L’espace de la tente est un espace pur, que l’on doit préserver de la souillure. Bien que la saleté corporelle y soit admise sous certaines conditions rituelles comme le rire, l’humour ou l’injonction pratique, la saleté provenant de l’extérieur est, autant que faire se peut, proscrite. On essaye de ne pas mettre en contact des habits sales avec cet espace de propreté. Les randonneurs ne rentrent donc que rarement sous la tente sans avoir au préalable vérifié leur degré de pureté. Si les chaussures sont presque systématiquement bannies, les excursionnistes éviteront aussi de pénétrer dans ce lieu avec un pantalon sale, et, s’ils n’ont pas pris de douche avant, ils changeront tout de même de vêtements avant d’aller dormir. Il faut enfin considérer que les bêtes sont proscrites de cet intérieur. Nombreux sont les randonneurs qui veillent d’abord à l’exclusion des moustiques. La plupart organisent aussi une chasse avant de dormir, afin de s’éviter les désagréments d’une présence bestiale ou d’une saleté dans cet espace rassurant et pur.
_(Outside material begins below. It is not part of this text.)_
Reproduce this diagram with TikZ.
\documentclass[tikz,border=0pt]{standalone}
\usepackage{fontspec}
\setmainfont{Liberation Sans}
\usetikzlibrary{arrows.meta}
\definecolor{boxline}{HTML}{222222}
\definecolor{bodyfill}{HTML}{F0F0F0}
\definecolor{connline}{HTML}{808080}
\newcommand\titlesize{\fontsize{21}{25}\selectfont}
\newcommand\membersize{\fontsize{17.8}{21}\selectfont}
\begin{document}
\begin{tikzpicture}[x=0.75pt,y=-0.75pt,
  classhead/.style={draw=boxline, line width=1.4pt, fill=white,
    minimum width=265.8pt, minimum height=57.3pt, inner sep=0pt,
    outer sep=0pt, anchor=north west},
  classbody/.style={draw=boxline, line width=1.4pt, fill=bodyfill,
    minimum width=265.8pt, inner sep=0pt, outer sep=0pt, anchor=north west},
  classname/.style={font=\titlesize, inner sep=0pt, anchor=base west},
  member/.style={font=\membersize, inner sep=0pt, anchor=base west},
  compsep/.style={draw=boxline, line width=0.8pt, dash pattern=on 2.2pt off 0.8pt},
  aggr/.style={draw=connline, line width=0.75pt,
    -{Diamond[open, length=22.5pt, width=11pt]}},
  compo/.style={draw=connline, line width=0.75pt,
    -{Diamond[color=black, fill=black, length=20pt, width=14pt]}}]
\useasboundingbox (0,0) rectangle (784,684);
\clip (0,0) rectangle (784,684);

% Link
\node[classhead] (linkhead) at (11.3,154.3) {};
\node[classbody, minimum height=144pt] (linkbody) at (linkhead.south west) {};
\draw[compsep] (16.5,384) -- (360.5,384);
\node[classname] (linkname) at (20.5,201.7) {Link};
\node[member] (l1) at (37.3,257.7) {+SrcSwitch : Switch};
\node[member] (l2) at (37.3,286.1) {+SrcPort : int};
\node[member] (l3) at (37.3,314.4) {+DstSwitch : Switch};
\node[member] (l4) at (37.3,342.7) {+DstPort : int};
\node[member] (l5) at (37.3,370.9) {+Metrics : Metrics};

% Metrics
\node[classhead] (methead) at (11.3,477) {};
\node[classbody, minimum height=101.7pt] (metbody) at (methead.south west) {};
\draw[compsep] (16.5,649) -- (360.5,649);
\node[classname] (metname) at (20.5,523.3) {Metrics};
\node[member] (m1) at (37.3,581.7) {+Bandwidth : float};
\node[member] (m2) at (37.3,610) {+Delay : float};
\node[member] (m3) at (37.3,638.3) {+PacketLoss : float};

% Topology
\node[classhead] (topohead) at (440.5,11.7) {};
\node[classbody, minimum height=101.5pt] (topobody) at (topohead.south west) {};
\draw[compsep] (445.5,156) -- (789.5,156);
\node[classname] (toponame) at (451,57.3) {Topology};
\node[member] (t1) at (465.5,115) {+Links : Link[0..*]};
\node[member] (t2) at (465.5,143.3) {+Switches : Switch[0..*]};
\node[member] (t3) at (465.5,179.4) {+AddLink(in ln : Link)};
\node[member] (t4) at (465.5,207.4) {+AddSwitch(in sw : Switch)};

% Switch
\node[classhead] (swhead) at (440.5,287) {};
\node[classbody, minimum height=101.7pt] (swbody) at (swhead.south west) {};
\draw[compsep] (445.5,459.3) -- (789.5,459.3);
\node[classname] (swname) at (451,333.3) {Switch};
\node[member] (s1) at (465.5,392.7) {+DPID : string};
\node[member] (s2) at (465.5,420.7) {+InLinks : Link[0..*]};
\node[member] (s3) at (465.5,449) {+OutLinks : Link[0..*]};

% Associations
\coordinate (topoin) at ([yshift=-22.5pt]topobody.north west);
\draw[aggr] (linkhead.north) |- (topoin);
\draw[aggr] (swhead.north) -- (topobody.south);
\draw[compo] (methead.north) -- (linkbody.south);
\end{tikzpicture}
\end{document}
Enfin, dans cet espace de pureté, les marcheurs trouvent un certain répit qu’ils peuvent qualifier de « repos du guerrier ». Ils y arrivent souvent exténués, « mort de fatigue ». Ils viennent y chercher un ressourcement, une régénération de leur force. Malgré sa précarité, dans la tente, ils peuvent se plonger dans un sommeil réparateur.